Tom and Jerry in Mouse Attacks is an action game developed by Warthog and published for the Game Boy in 2000, arriving near the tail end of the original Game Boy and Game Boy Color era, just as Nintendo was preparing to transition the handheld market toward the Game Boy Advance. By this point, the Game Boy Color had reinvigorated the platform with a modest palette of color output, and licensed games based on popular cartoons had become a reliable staple of the handheld market. Tom and Jerry, the long-running MGM animated cat-and-mouse franchise, had already seen several video game adaptations across home consoles and computers throughout the 1990s, making a late-era Game Boy entry a natural fit for younger audiences seeking familiar characters in portable form.
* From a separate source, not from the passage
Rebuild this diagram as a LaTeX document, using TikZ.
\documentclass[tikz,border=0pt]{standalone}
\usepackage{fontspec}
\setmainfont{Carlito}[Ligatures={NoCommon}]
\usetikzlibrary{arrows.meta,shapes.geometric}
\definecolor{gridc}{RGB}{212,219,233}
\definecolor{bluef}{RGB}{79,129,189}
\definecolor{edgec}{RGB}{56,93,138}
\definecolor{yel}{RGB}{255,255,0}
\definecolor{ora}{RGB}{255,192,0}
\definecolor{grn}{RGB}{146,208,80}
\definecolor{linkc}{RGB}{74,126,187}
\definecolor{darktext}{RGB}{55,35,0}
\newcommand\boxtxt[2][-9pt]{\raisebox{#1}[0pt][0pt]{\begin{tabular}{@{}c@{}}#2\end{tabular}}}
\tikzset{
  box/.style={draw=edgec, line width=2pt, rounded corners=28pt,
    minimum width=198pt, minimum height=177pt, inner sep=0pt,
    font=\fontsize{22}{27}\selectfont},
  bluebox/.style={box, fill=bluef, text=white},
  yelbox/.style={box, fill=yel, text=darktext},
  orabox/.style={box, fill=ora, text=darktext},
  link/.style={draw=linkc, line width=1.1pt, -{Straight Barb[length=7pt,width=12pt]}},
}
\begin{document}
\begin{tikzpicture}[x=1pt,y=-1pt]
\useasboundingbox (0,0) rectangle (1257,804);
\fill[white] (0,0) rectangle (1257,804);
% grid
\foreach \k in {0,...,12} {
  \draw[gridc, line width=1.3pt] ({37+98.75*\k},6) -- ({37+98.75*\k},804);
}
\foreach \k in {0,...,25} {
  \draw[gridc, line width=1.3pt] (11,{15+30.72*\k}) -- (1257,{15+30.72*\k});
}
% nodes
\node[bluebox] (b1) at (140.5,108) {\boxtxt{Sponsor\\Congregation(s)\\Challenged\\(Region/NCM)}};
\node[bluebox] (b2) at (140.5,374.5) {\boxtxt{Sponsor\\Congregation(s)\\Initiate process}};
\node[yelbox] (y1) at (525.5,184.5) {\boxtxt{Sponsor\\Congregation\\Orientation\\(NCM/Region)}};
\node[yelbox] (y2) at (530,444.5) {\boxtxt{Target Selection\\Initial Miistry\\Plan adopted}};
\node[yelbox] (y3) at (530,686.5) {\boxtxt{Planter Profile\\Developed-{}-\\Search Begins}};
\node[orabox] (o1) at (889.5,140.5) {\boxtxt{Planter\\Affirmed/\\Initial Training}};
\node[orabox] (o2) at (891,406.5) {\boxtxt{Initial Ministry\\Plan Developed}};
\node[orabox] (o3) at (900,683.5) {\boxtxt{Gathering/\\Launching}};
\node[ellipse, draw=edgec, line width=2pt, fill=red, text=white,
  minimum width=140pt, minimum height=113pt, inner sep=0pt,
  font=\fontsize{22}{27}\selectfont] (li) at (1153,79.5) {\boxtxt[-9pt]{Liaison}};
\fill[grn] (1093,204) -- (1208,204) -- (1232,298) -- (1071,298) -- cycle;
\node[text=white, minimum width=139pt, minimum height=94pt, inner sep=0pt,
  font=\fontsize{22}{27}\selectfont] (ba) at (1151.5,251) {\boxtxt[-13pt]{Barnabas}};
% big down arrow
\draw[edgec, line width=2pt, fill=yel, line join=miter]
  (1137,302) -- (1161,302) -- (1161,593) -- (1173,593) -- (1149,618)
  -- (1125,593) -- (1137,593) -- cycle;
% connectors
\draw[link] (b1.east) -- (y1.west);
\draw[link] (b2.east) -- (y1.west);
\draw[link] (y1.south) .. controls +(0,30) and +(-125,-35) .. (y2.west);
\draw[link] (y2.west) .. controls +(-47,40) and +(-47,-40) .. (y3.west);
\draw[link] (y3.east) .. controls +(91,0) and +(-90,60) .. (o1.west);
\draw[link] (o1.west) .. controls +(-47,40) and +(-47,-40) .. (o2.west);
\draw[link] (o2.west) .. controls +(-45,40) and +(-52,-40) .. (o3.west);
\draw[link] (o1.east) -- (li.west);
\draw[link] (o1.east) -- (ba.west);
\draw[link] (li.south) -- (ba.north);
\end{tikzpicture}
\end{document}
In Mouse Attacks, players take control of Jerry the mouse, tasking him with navigating a series of side-scrolling stages set across environments drawn from the classic cartoon's domestic settings — kitchens, living rooms, and other household locations where the eternal chase between cat and mouse plays out. The core gameplay loop revolves around avoiding Tom and other hazards while collecting items and reaching stage goals. Jerry can pick up and throw objects at enemies, a mechanic that echoes the slapstick physicality of the source material, where household items are routinely weaponized in comedic fashion. The controls are straightforward and suited to the Game Boy's two-button layout: the A button handles jumping and the B button manages item interaction and throwing, keeping the experience accessible to the young demographic the license targeted.
Level structure follows a stage-by-stage progression, with each area presenting increasingly complex arrangements of obstacles, enemies, and collectibles. Tom himself appears as both a recurring hazard and a boss-type threat at key points, staying true to the cartoon's central dynamic. The game does not feature a password or save system typical of many Game Boy titles of the era, meaning players must complete runs in a single session or from the beginning, a common limitation of cartridges targeting a younger audience at this price point.
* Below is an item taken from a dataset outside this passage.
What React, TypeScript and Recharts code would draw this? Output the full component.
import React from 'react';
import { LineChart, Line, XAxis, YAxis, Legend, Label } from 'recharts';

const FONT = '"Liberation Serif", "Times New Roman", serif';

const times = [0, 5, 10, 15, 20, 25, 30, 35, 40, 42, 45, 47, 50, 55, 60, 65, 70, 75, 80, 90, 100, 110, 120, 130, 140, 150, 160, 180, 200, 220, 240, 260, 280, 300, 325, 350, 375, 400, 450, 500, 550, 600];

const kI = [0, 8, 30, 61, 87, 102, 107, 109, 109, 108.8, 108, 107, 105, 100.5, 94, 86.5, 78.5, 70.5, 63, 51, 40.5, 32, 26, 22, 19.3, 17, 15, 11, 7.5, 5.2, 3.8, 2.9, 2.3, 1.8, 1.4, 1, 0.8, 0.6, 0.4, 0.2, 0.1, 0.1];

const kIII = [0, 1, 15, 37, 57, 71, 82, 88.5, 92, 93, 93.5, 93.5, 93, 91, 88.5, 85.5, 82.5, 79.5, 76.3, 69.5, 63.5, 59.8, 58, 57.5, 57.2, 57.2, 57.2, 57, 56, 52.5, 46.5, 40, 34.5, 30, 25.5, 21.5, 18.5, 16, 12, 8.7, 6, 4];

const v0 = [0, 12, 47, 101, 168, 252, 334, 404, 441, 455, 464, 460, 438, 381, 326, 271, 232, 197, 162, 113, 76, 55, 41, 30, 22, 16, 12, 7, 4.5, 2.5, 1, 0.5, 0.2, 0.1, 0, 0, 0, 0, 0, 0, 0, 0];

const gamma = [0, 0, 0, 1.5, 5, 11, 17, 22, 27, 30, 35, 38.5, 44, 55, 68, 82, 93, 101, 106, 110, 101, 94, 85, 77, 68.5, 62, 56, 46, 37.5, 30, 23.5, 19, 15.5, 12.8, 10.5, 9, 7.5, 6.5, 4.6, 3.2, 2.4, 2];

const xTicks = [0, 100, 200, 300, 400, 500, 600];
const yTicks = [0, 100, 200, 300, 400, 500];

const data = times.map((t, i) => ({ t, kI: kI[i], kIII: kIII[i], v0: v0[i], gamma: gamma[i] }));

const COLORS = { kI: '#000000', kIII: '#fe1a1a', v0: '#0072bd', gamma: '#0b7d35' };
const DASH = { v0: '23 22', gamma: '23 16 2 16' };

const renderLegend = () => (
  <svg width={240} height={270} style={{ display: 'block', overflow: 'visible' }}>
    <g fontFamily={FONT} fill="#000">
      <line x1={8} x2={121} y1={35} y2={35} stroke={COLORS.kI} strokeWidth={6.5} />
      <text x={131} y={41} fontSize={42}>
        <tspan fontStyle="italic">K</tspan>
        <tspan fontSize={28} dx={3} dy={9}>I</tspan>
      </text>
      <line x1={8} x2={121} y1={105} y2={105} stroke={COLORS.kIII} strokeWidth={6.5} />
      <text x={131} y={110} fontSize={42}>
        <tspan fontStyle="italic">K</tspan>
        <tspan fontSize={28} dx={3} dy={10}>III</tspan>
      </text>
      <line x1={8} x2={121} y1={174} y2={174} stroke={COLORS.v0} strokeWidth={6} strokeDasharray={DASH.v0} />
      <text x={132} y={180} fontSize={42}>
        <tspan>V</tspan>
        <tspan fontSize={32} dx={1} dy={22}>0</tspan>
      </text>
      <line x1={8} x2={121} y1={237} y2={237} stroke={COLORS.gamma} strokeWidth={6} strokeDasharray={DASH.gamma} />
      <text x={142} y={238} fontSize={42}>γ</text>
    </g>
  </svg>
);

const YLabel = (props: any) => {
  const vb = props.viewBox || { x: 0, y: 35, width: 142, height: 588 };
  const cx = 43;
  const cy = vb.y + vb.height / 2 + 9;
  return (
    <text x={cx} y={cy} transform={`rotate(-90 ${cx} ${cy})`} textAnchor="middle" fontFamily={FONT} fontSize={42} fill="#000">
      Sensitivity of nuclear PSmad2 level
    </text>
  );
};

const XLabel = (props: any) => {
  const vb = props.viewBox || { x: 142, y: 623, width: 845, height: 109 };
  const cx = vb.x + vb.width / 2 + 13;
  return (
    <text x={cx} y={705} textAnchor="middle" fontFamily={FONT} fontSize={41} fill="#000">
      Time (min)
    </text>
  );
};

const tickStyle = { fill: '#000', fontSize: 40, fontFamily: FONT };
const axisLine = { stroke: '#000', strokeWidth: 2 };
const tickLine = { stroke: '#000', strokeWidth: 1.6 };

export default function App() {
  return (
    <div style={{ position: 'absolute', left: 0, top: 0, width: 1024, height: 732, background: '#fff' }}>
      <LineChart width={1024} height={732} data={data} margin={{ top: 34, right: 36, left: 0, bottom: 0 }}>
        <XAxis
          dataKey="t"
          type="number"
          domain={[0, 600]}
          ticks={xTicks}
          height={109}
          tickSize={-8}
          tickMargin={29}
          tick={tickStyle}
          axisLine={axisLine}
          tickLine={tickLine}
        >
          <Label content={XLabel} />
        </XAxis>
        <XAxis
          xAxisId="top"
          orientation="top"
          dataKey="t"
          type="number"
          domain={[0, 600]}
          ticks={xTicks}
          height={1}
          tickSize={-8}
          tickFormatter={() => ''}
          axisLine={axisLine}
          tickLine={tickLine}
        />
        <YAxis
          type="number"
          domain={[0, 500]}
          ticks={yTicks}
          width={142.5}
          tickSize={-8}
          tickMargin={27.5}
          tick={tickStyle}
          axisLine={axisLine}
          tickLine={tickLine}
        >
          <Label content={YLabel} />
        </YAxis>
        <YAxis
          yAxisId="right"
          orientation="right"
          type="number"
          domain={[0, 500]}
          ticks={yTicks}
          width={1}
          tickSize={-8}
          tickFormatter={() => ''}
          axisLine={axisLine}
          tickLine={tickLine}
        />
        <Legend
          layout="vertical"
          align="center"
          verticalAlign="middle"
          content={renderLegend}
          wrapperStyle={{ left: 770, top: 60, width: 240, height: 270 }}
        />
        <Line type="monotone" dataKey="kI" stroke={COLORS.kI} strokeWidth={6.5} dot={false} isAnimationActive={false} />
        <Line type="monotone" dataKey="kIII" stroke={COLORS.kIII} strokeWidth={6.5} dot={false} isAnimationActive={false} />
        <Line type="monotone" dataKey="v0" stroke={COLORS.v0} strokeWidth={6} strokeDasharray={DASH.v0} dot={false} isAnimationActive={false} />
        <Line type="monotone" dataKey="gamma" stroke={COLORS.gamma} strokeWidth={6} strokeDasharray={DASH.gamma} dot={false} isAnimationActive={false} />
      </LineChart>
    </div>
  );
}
Warthog, a UK-based developer active during the late 1990s and early 2000s, brought workmanlike competence to the project. The sprite work captures the rounded, expressive look of the classic Hanna-Barbera designs reasonably well within the Game Boy Color's technical constraints, and the chiptune soundtrack echoes the energetic, comedic tone of the cartoon. Reception at the time was modest; the game was seen as a competent but unremarkable licensed product, delivering a functional action-platformer experience without pushing the hardware or the genre in notable new directions. It occupied a familiar niche — a game purchased alongside the license rather than on its own merits — but provided an accessible and reasonably entertaining experience for its intended audience of younger players and fans of the cartoon.